SOUTH HOLLAND | A Harvey official who wants to serve on the Thornton Township High School District 205 Board of Education said Saturday he thinks the Electoral Board process reviewing a challenge to his nominating petitions is a “waste of tax dollars.”
Keith Price was among the candidates who are having their nominating petitions for the April 9 elections for the high school board challenged.
He was upset that he could not present his motions as oral statements and that his case was not resolved on Saturday.
“This is really a waste of tax dollars,” he said. “I really expected this to be passed today.”
Price was ordered last year by an Illinois appeals court to resign from the Harvey City Council, the park district and an elementary school board. He was allowed to remain on the city’s library district.

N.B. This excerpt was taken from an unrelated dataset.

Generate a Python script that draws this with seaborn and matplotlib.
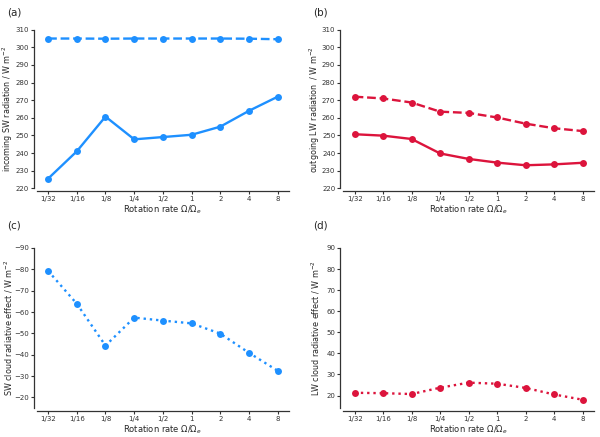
import numpy as np
import pandas as pd
import seaborn as sns
import matplotlib.pyplot as plt

# rotation rates (x categories)
rates = ['1/32', '1/16', '1/8', '1/4', '1/2', '1', '2', '4', '8']

# (a) incoming SW: clear sky (dashed) and all sky (solid)
sw_clear = [305.0, 305.0, 304.9, 305.0, 305.0, 305.0, 305.0, 304.9, 304.6]
sw_all = [225.5, 241.0, 260.7, 247.8, 249.1, 250.4, 255.0, 264.0, 272.0]

# (b) outgoing LW: clear sky (dashed) and all sky (solid)
lw_clear = [272.0, 271.0, 268.7, 263.5, 262.8, 260.2, 256.7, 254.1, 252.5]
lw_all = [250.7, 249.9, 248.0, 239.8, 236.7, 234.6, 233.1, 233.6, 234.5]

# (c), (d) cloud radiative effects
sw_cre = [-79.3, -63.9, -44.3, -57.4, -56.0, -54.7, -49.9, -40.9, -32.5]
lw_cre = [21.3, 21.1, 20.7, 23.7, 26.1, 25.6, 23.6, 20.5, 18.0]

blue = '#1E90FF'
red = '#DC143C'

sns.set_style('ticks')
plt.rcParams['font.family'] = ['DejaVu Sans']
plt.rcParams['axes.edgecolor'] = '#333333'
plt.rcParams['xtick.color'] = '#333333'
plt.rcParams['ytick.color'] = '#333333'

df = pd.DataFrame({'x': np.arange(len(rates)), 'sw_clear': sw_clear, 'sw_all': sw_all,
                   'lw_clear': lw_clear, 'lw_all': lw_all, 'sw_cre': sw_cre, 'lw_cre': lw_cre})

fig = plt.figure(figsize=(6.0, 4.37), dpi=100)
ax_a = fig.add_axes([0.061, 0.569, 0.421, 0.363])
ax_b = fig.add_axes([0.572, 0.569, 0.418, 0.363])
ax_c = fig.add_axes([0.061, 0.066, 0.421, 0.3665])
ax_d = fig.add_axes([0.572, 0.066, 0.418, 0.3665])

kw = dict(marker='o', markersize=5, markeredgewidth=0, linewidth=1.7)

sns.lineplot(data=df, x='x', y='sw_clear', ax=ax_a, color=blue, linestyle='--', **kw)
sns.lineplot(data=df, x='x', y='sw_all', ax=ax_a, color=blue, linestyle='-', **kw)
sns.lineplot(data=df, x='x', y='lw_clear', ax=ax_b, color=red, linestyle='--', **kw)
sns.lineplot(data=df, x='x', y='lw_all', ax=ax_b, color=red, linestyle='-', **kw)
sns.lineplot(data=df, x='x', y='sw_cre', ax=ax_c, color=blue, linestyle=':', **kw)
sns.lineplot(data=df, x='x', y='lw_cre', ax=ax_d, color=red, linestyle=':', **kw)

ax_a.set_ylim(220, 310)
ax_b.set_ylim(220, 310)
ax_c.set_ylim(-15, -90)
ax_d.set_ylim(14, 90)
ax_a.set_yticks(np.arange(220, 311, 10))
ax_b.set_yticks(np.arange(220, 311, 10))
ax_c.set_yticks(np.arange(-90, -19, 10))
ax_d.set_yticks(np.arange(20, 91, 10))

ax_a.set_ylabel('incoming SW radiation / W m$^{-2}$')
ax_b.set_ylabel('outgoing LW radiation  / W m$^{-2}$')
ax_c.set_ylabel('SW cloud radiative effect / W m$^{-2}$')
ax_d.set_ylabel('LW cloud radiative effect / W m$^{-2}$')

for ax in [ax_a, ax_b, ax_c, ax_d]:
    ax.set_xticks(df['x'])
    ax.set_xticklabels(rates)
    ax.set_xlabel(r'Rotation rate $\Omega/\Omega_e$', fontsize=6, labelpad=1)
    ax.yaxis.label.set_fontsize(5.8)
    ax.tick_params(labelsize=5, length=2.5, width=0.8, pad=1.2)
    for s in ax.spines.values():
        s.set_linewidth(0.9)
    sns.despine(ax=ax, offset=2)
    ax.yaxis.set_label_coords(-0.085, 0.5)

fig.text(0.012, 0.972, '(a)', fontsize=7.5, va='center')
fig.text(0.522, 0.972, '(b)', fontsize=7.5, va='center')
fig.text(0.012, 0.483, '(c)', fontsize=7.5, va='center')
fig.text(0.522, 0.483, '(d)', fontsize=7.5, va='center')

fig.savefig('out.png', dpi=100)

In Price’s case, the challenge claims he does not have enough valid signatures on his nominating petitions. Price said he filed 72 signatures. The objection says 33 of those signatures are from people who do not live within District 205 – which would leave him with 39 valid signatures. A minimum of 50 are required.
The Elections Board set a schedule for Price to file written legal motions arguing his case, along with attorney Keith L. Spence, to respond. A hearing would be held Jan. 28 at Thornton High School in Harvey to decide the case.
The board is chaired by Burt Odelson and two other members chosen by Cook County Chief Judge Timothy Evans.
Price said he had signature cards verifing that 22 of the 33 challenged signatures are legitimate, and said he was ready to present those on Saturday.
Electoral Board member Robert Bush said all cases were required in writing before any oral arguments were heard specifically to maintain a sense of order to the ballot challenges.
“It creates a much clearer record if everything is done in writing,” Bush said, adding it would create “a shotgun way of doing this” if some cases were done orally and others with written legal motions.
Few candidates complained. Several asked for time to be allowed to hire attorneys to handle the challenges.
School Board President Kenneth Williams, facing two separate challenges to his petitions, had a challenge by incumbent board member Ray Banks withdrawn on Saturday. He said the Electoral Board must be taken seriously.
“When you fight a challenge like this, you basically put your campaign in the hands of the Electoral Board,” Williams said.
That turned Saturday’s hearing into a 1.5-hour-long process of attorneys exchanging information with each other so legal motions and responses filed in upcoming weeks are given to the proper parties.
School Board member Judith Gibbs said the process has one beneficiary.
“It’s going to keep a lot of people employed, all these attorneys,” she said.